• **TASK DIRECTIONS**
Without the pictures, please reproduce only the lines from the one with "Reproduce this chart with matplotlib." through the one with "direction='in', length=6, width=2)", both included.

= = = = = = =

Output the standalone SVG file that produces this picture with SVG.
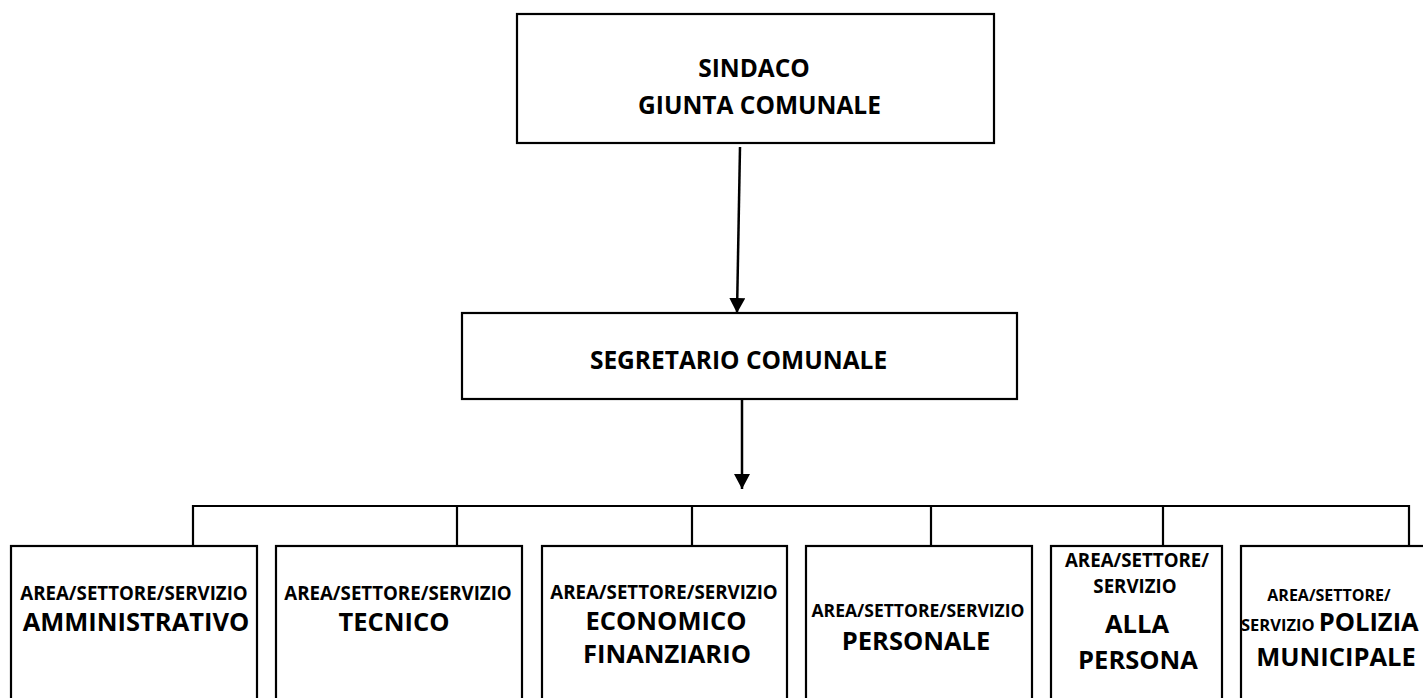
<svg xmlns="http://www.w3.org/2000/svg" width="1423" height="698" viewBox="0 0 1423 698">
<style>
.box{fill:#fff;stroke:#000;stroke-width:2.2}
.ln{fill:none;stroke:#000;stroke-width:2.2}
.ar{fill:none;stroke:#000;stroke-width:2.5}
text{font-family:"Open Sans","Liberation Sans",sans-serif;font-weight:bold;fill:#000;text-anchor:middle}
.t{font-size:24.5px}
.s{font-size:18.7px}
.b{font-size:25.5px}
</style>
<defs>
<marker id="ah" markerWidth="15" markerHeight="16" refX="15" refY="8" orient="auto" markerUnits="userSpaceOnUse">
<path d="M0,0 L15,8 L0,16 Z" fill="#000"/>
</marker>
</defs>
<rect width="1423" height="698" fill="#fff"/>
<g id="connectors">
<line class="ar" x1="740" y1="147" x2="737" y2="313" marker-end="url(#ah)"/>
<line class="ar" x1="742" y1="400" x2="742" y2="489" marker-end="url(#ah)"/>
<path class="ln" d="M193,546 V506 H1409 V546 M457,506 V546 M692,506 V546 M931,506 V546 M1163,506 V546"/>
</g>
<g id="sindaco">
<rect class="box" x="517" y="14" width="477" height="129"/>
<text class="t" x="754" y="77">SINDACO</text>
<text class="t" x="759.5" y="114">GIUNTA COMUNALE</text>
</g>
<g id="segretario">
<rect class="box" x="462" y="313" width="555" height="86"/>
<text class="t" x="738.5" y="369">SEGRETARIO COMUNALE</text>
</g>
<g id="amministrativo">
<rect class="box" x="11" y="546" width="246" height="170"/>
<text class="s" x="134" y="600">AREA/SETTORE/SERVIZIO</text>
<text class="b" x="136" y="631">AMMINISTRATIVO</text>
</g>
<g id="tecnico">
<rect class="box" x="276" y="546" width="246" height="170"/>
<text class="s" x="398" y="600">AREA/SETTORE/SERVIZIO</text>
<text class="b" x="394" y="631">TECNICO</text>
</g>
<g id="economico">
<rect class="box" x="542" y="546" width="245" height="170"/>
<text class="s" x="664" y="599">AREA/SETTORE/SERVIZIO</text>
<text class="b" x="666" y="630">ECONOMICO</text>
<text class="b" x="667" y="663">FINANZIARIO</text>
</g>
<g id="personale">
<rect class="box" x="806" y="546" width="226" height="170"/>
<text class="s" x="918" y="617" style="font-size:17.5px">AREA/SETTORE/SERVIZIO</text>
<text class="b" x="916" y="650">PERSONALE</text>
</g>
<g id="persona">
<rect class="box" x="1051" y="546" width="171" height="170"/>
<text class="s" x="1137" y="567">AREA/SETTORE/</text>
<text class="s" x="1135" y="593">SERVIZIO</text>
<text class="b" x="1137" y="633">ALLA</text>
<text class="b" x="1138" y="669">PERSONA</text>
</g>
<g id="polizia">
<rect class="box" x="1241" y="546" width="200" height="170"/>
<text class="s" x="1329" y="601" style="font-size:16px">AREA/SETTORE/</text>
<text x="1241" y="631" style="text-anchor:start"><tspan style="font-size:16.5px">SERVIZIO</tspan> <tspan style="font-size:25.5px">POLIZIA</tspan></text>
<text class="b" x="1336" y="666">MUNICIPALE</text>
</g>
</svg>
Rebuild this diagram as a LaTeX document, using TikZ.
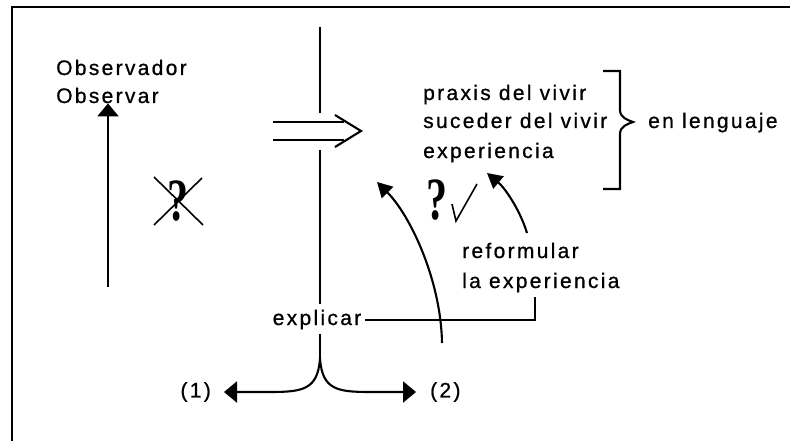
\documentclass[tikz,border=0pt]{standalone}
\usepackage{fontspec}
\setmainfont{Liberation Sans}[LetterSpace=11, FakeBold=0.8]
\newfontfamily\qfont{Liberation Serif}
\usetikzlibrary{arrows.meta}
\usetikzlibrary{positioning}
\tikzstyle{lbl} = [inner sep=0pt, font=\fontsize{21}{29}\selectfont]
\tikzstyle{qmark} = [inner sep=0pt, xscale=0.7, font=\qfont\bfseries\fontsize{60}{60}\selectfont]
\tikzstyle{pen} = [line width=2.1pt]
\tikzstyle{arrow} = [pen, -{Triangle[length=13pt,width=21pt]}]
\tikzstyle{bentarrow} = [pen, -{Triangle[length=15pt,width=16pt]}]

\begin{document}
\begin{tikzpicture}[x=1pt,y=-1pt]
    \useasboundingbox (0,0) rectangle (790,441);
    % frame
    \draw[line width=2.2pt] (12,441) -- (12,7) -- (790,7);

    % observer
    \node (obs1) [lbl, anchor=base west] at (56,75) {Observador};
    \node (obs2) [lbl, anchor=base west] at (56,103) {Observar};
    \coordinate (obsfoot) at (108,287);
    \draw[arrow] (obsfoot) -- (obsfoot |- obs2.south);

    % crossed question
    \node (quest1) [qmark] at (178,201) {?};
    \draw[pen, line width=1.6pt] (154,177) -- (203,225);
    \draw[pen, line width=1.6pt] (202,178) -- (154,225);

    % central line
    \coordinate (vtop) at (320,27);
    \coordinate (vgap1) at (320,113);
    \coordinate (vgap2) at (320,150);
    \node (expl) [lbl, anchor=base] at (317,325) {explicar};
    \draw[pen] (vtop) -- (vgap1);
    \draw[pen, shorten >=6pt] (vgap2) -- (vgap2 |- expl.north);

    % double arrow
    \coordinate (imp) at (361,131);
    \draw[pen] (273,122) -- (344,122) (273,140) -- (344,140);
    \draw[pen, line join=miter] (335,115) -- (imp) -- (335,147);

    % fork
    \coordinate (fork) at (320,358);
    \node (one) [lbl, anchor=east] at (211,392) {(1)};
    \node (two) [lbl, anchor=west] at (430,392) {(2)};
    \draw[pen, shorten <=4pt] (expl.south -| fork) -- (fork);
    \draw[arrow, shorten >=13pt] (fork) .. controls (318,392) and (300,392) .. (265,392) -- (one.east);
    \draw[arrow, shorten >=14pt] (fork) .. controls (322,392) and (340,392) .. (375,392) -- (two.west);

    % right block
    \node (praxis) [lbl, anchor=base west] at (423,100) {praxis del vivir};
    \node (suceder) [lbl, anchor=base west] at (423,128) {suceder del vivir};
    \node (exper) [lbl, anchor=base west] at (423,158) {experiencia};
    \node (lenguaje) [lbl, anchor=base west] at (648,128) {en lenguaje};
    \draw[pen] (603,71) -- (620,71) -- (620,110)
        .. controls (620,118) and (628,120) .. (633,122)
        .. controls (628,124) and (620,126) .. (620,134) -- (620,189) -- (603,189);

    % question and check
    \node (quest2) [qmark] at (437,200) {?};
    \draw[pen, line width=1.6pt] (452,204) -- (456,221) -- (477,184);

    % reformulate
    \node (reform) [lbl, anchor=base west] at (462,258) {reformular};
    \node (laexp) [lbl, anchor=base west] at (462,288) {la experiencia};
    \coordinate (hook) at (535,297);
    \draw[pen, shorten <=4pt] (expl.east) -| (hook);

    % bent arrows
    \coordinate (bigfoot) at (442,343);
    \coordinate (bigtip) at (377,182);
    \draw[bentarrow] (bigfoot) .. controls (441,280) and (410,215) .. (bigtip);
    \coordinate (smallfoot) at (527,233);
    \coordinate (smalltip) at (487,173);
    \draw[bentarrow] (smallfoot) .. controls (520,210) and (505,188) .. (smalltip);
\end{tikzpicture}
\end{document}
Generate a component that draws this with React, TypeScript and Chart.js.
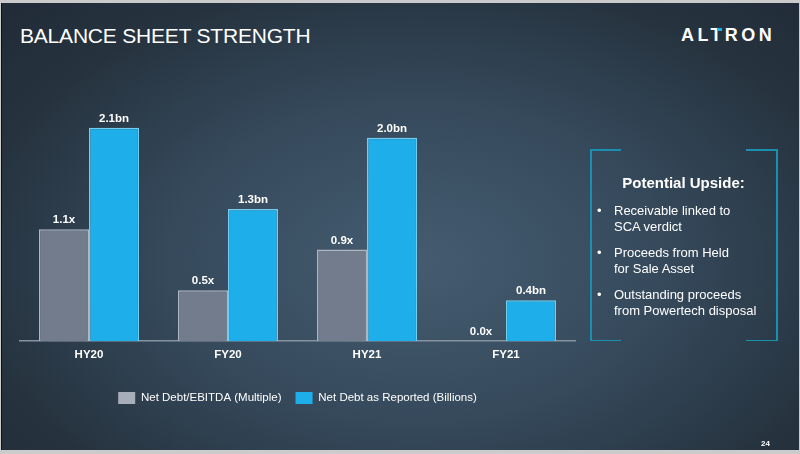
import React, { useEffect, useRef } from "react";
import { Chart, registerables } from "chart.js";

Chart.register(...registerables);

const categories = ["HY20", "FY20", "HY21", "FY21"];
const netDebtEbitda = [1.1, 0.5, 0.9, 0.0];
const netDebtReported = [2.1, 1.3, 2.0, 0.4];
const seriesNames = ["Net Debt/EBITDA (Multiple)", "Net Debt as Reported (Billions)"];
const seriesSuffix = ["x", "bn"];
const bullets = [
  ["Receivable linked to", "SCA verdict"],
  ["Proceeds from Held", "for Sale Asset"],
  ["Outstanding proceeds", "from Powertech disposal"],
];

const FONT = "'Liberation Sans', Arial, Helvetica, sans-serif";
const legendColors = ["#a7aeba", "#1eafea"];

const valueLabels = {
  id: "valueLabels",
  afterDatasetsDraw(chart: any) {
    const ctx = chart.ctx;
    ctx.save();
    ctx.fillStyle = "#ffffff";
    ctx.font = `bold 11.5px ${FONT}`;
    ctx.textAlign = "center";
    ctx.textBaseline = "alphabetic";
    chart.data.datasets.forEach((ds: any, di: number) => {
      const meta = chart.getDatasetMeta(di);
      meta.data.forEach((bar: any, i: number) => {
        const v = ds.data[i];
        ctx.fillText(v.toFixed(1) + seriesSuffix[di], bar.x, bar.y - 6);
      });
    });
    ctx.restore();
  },
};

export default function App() {
  const ref = useRef<HTMLCanvasElement | null>(null);

  useEffect(() => {
    document.body.style.margin = "0";
    const chart = new Chart(ref.current as HTMLCanvasElement, {
      type: "bar",
      data: {
        labels: categories,
        datasets: [
          {
            label: seriesNames[0],
            data: netDebtEbitda,
            backgroundColor: "#727c8d",
            borderColor: "#aeb6c2",
            borderWidth: 1.5,
            borderSkipped: "bottom",
          },
          {
            label: seriesNames[1],
            data: netDebtReported,
            backgroundColor: "#1eafea",
            borderColor: "#72cdf1",
            borderWidth: 1.5,
            borderSkipped: "bottom",
          },
        ],
      },
      options: {
        animation: false,
        responsive: false,
        maintainAspectRatio: false,
        layout: { padding: { left: 19.5, right: 224.5, top: 87, bottom: 40 } },
        datasets: { bar: { categoryPercentage: 0.72, barPercentage: 1 } },
        scales: {
          x: {
            grid: { display: false, drawTicks: false },
            border: { display: true, color: "#8593a1", width: 1.5 },
            ticks: { color: "#ffffff", font: { family: FONT, size: 11.5, weight: "bold" }, padding: 7 },
            afterFit: (s: any) => { s.height = 37; },
          },
          y: { display: false, min: 0, max: 2.5 },
        },
        plugins: {
          tooltip: { enabled: false },
          legend: {
            position: "bottom",
            labels: {
              color: "#ffffff",
              boxWidth: 17,
              boxHeight: 12,
              padding: 14,
              font: { family: FONT, size: 11.5 },
              generateLabels: (c: any) =>
                c.data.datasets.map((ds: any, i: number) => ({
                  text: ds.label,
                  fillStyle: legendColors[i],
                  strokeStyle: legendColors[i],
                  lineWidth: 0,
                  fontColor: "#ffffff",
                  datasetIndex: i,
                  hidden: false,
                })),
            },
          },
        },
      },
      plugins: [valueLabels],
    });
    return () => chart.destroy();
  }, []);

  return (
    <div style={{ position: "fixed", left: 0, top: 0, width: 800, height: 454, background: "#cbcbcb", overflow: "hidden", fontFamily: FONT }}>
      <div
        style={{
          position: "absolute",
          left: 1,
          top: 3,
          width: 797,
          height: 447,
          background: "radial-gradient(ellipse 70% 80% at 52% 58%, #455c70 0%, #35495b 45%, #26333f 80%, #212c38 100%)",
          borderLeft: "1px solid #111",
        }}
      />
      <div style={{ position: "absolute", left: 20, top: 24, color: "#fff", fontSize: 21, letterSpacing: -0.2, whiteSpace: "nowrap" }}>
        BALANCE SHEET STRENGTH
      </div>
      <div style={{ position: "absolute", left: 681, top: 25, color: "#fff", fontSize: 18, fontWeight: 600, letterSpacing: 3.4, whiteSpace: "nowrap" }}>
        ALTRON
      </div>
      <div style={{ position: "absolute", left: 717, top: 28, width: 5, height: 2.5, background: "#1eafea" }} />
      <canvas ref={ref} width={800} height={454} style={{ position: "absolute", left: 0, top: 0 }} />
      {/* box corners */}
      <div style={{ position: "absolute", left: 590, top: 149, width: 1.5, height: 192, background: "#1a8fb0" }} />
      <div style={{ position: "absolute", left: 776, top: 149, width: 1.5, height: 192, background: "#1a8fb0" }} />
      <div style={{ position: "absolute", left: 590, top: 149, width: 31, height: 1.5, background: "#1a8fb0" }} />
      <div style={{ position: "absolute", left: 746, top: 149, width: 31, height: 1.5, background: "#1a8fb0" }} />
      <div style={{ position: "absolute", left: 590, top: 339.5, width: 31, height: 1.5, background: "#1a8fb0" }} />
      <div style={{ position: "absolute", left: 746, top: 339.5, width: 31, height: 1.5, background: "#1a8fb0" }} />
      <div style={{ position: "absolute", left: 590, top: 174, width: 187, textAlign: "center", color: "#fff", fontSize: 15, fontWeight: "bold" }}>
        Potential Upside:
      </div>
      {bullets.map((b, i) => (
        <div key={i} style={{ position: "absolute", left: 597, top: 203 + i * 42, color: "#fff", fontSize: 13, lineHeight: "16px", whiteSpace: "nowrap" }}>
          <span style={{ position: "absolute", left: 0 }}>•</span>
          <div style={{ marginLeft: 17 }}>{b[0]}</div>
          <div style={{ marginLeft: 17 }}>{b[1]}</div>
        </div>
      ))}
      <div style={{ position: "absolute", left: 761, top: 439, color: "#fff", fontSize: 8, fontWeight: "bold" }}>24</div>
    </div>
  );
}
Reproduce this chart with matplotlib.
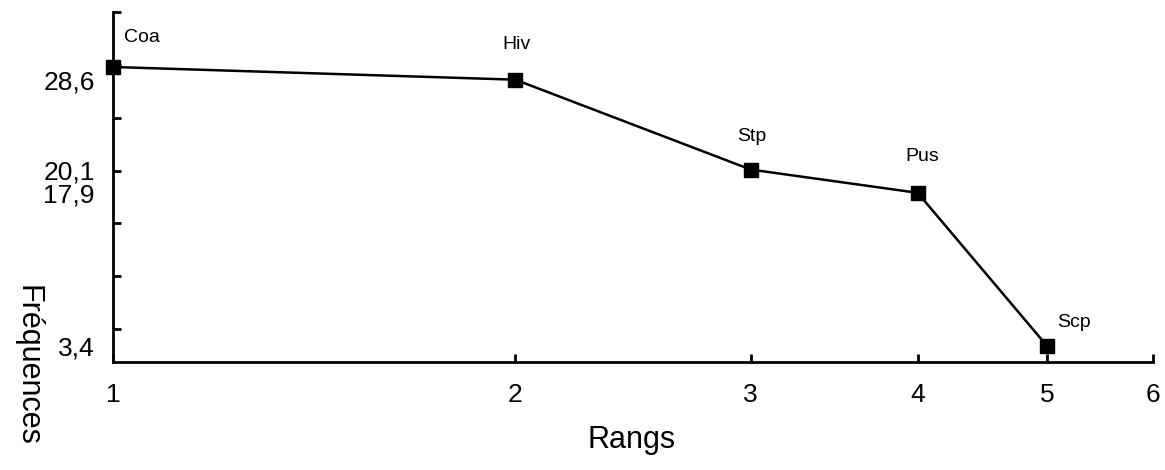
import numpy as np
import matplotlib
matplotlib.use("Agg")
import matplotlib.pyplot as plt

plt.rcParams['font.family'] = ['Liberation Sans', 'DejaVu Sans']

# rank / frequency data
rangs = [1, 2, 3, 4, 5]
freqs = [29.8, 28.6, 20.1, 17.9, 3.4]
noms = ['Coa', 'Hiv', 'Stp', 'Pus', 'Scp']
ytick_vals = [3.4, 17.9, 20.1, 28.6]
ytick_txt = ['3,4', '17,9', '20,1', '28,6']
xtick_vals = [1, 2, 3, 4, 5, 6]

# label offsets in points (dx, dy)
offsets = [(21, 21), (1, 25), (1, 24), (3, 26), (19, 17)]

fig = plt.figure(figsize=(11.65, 4.7), dpi=100)
ax = fig.add_axes([113/1165, 1 - 362/470, (1153 - 113)/1165, 350/470])

ax.plot(rangs, freqs, color='black', lw=1.8, marker='s', ms=9.5,
        clip_on=False, zorder=3)

for x, y, n, (dx, dy) in zip(rangs, freqs, noms, offsets):
    ax.annotate(n, (x, y), xytext=(dx, dy), textcoords='offset points',
                ha='center', va='center', fontsize=14)

ax.set_xscale('log')
ax.set_xlim(1, 6)
ax.set_ylim(1.9, 35)
ax.set_xticks(xtick_vals)
ax.set_xticklabels([str(v) for v in xtick_vals])
ax.xaxis.set_minor_locator(matplotlib.ticker.NullLocator())
ax.tick_params(axis='x', direction='in', length=6, width=2, labelsize=19, pad=15)
ax.xaxis.get_major_ticks()[-1].tick1line.set_color('#cccccc')

ax.set_yticks(ytick_vals)
ax.set_yticklabels(ytick_txt)
ax.set_yticks(np.arange(5, 36, 5), minor=True)
ax.tick_params(axis='y', which='major', length=0, labelsize=19, pad=13)
ax.tick_params(axis='y', which='minor', direction='in', length=6, width=2)

for s in ['top', 'right']:
    ax.spines[s].set_visible(False)
for s in ['left', 'bottom']:
    ax.spines[s].set_linewidth(2)

fig.text(632/1165, 1 - 440/470, 'Rangs', ha='center', va='center', fontsize=22)
fig.text(27/1165, 1 - 365/470, 'Fréquences', ha='center', va='center',
         fontsize=22, rotation=-90)

fig.savefig('out.png', dpi=100)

= = = = = = =

• **SOLUTION TO THIS TASK**
Reproduce this chart with matplotlib.
import numpy as np
import matplotlib
matplotlib.use("Agg")
import matplotlib.pyplot as plt

plt.rcParams['font.family'] = ['Liberation Sans', 'DejaVu Sans']

# rank / frequency data
rangs = [1, 2, 3, 4, 5]
freqs = [29.8, 28.6, 20.1, 17.9, 3.4]
noms = ['Coa', 'Hiv', 'Stp', 'Pus', 'Scp']
ytick_vals = [3.4, 17.9, 20.1, 28.6]
ytick_txt = ['3,4', '17,9', '20,1', '28,6']
xtick_vals = [1, 2, 3, 4, 5, 6]

# label offsets in points (dx, dy)
offsets = [(21, 21), (1, 25), (1, 24), (3, 26), (19, 17)]

fig = plt.figure(figsize=(11.65, 4.7), dpi=100)
ax = fig.add_axes([113/1165, 1 - 362/470, (1153 - 113)/1165, 350/470])

ax.plot(rangs, freqs, color='black', lw=1.8, marker='s', ms=9.5,
        clip_on=False, zorder=3)

for x, y, n, (dx, dy) in zip(rangs, freqs, noms, offsets):
    ax.annotate(n, (x, y), xytext=(dx, dy), textcoords='offset points',
                ha='center', va='center', fontsize=14)

ax.set_xscale('log')
ax.set_xlim(1, 6)
ax.set_ylim(1.9, 35)
ax.set_xticks(xtick_vals)
ax.set_xticklabels([str(v) for v in xtick_vals])
ax.xaxis.set_minor_locator(matplotlib.ticker.NullLocator())
ax.tick_params(axis='x', direction='in', length=6, width=2, labelsize=19, pad=15)
ax.xaxis.get_major_ticks()[-1].tick1line.set_color('#cccccc')

ax.set_yticks(ytick_vals)
ax.set_yticklabels(ytick_txt)
ax.set_yticks(np.arange(5, 36, 5), minor=True)
ax.tick_params(axis='y', which='major', length=0, labelsize=19, pad=13)
ax.tick_params(axis='y', which='minor', direction='in', length=6, width=2)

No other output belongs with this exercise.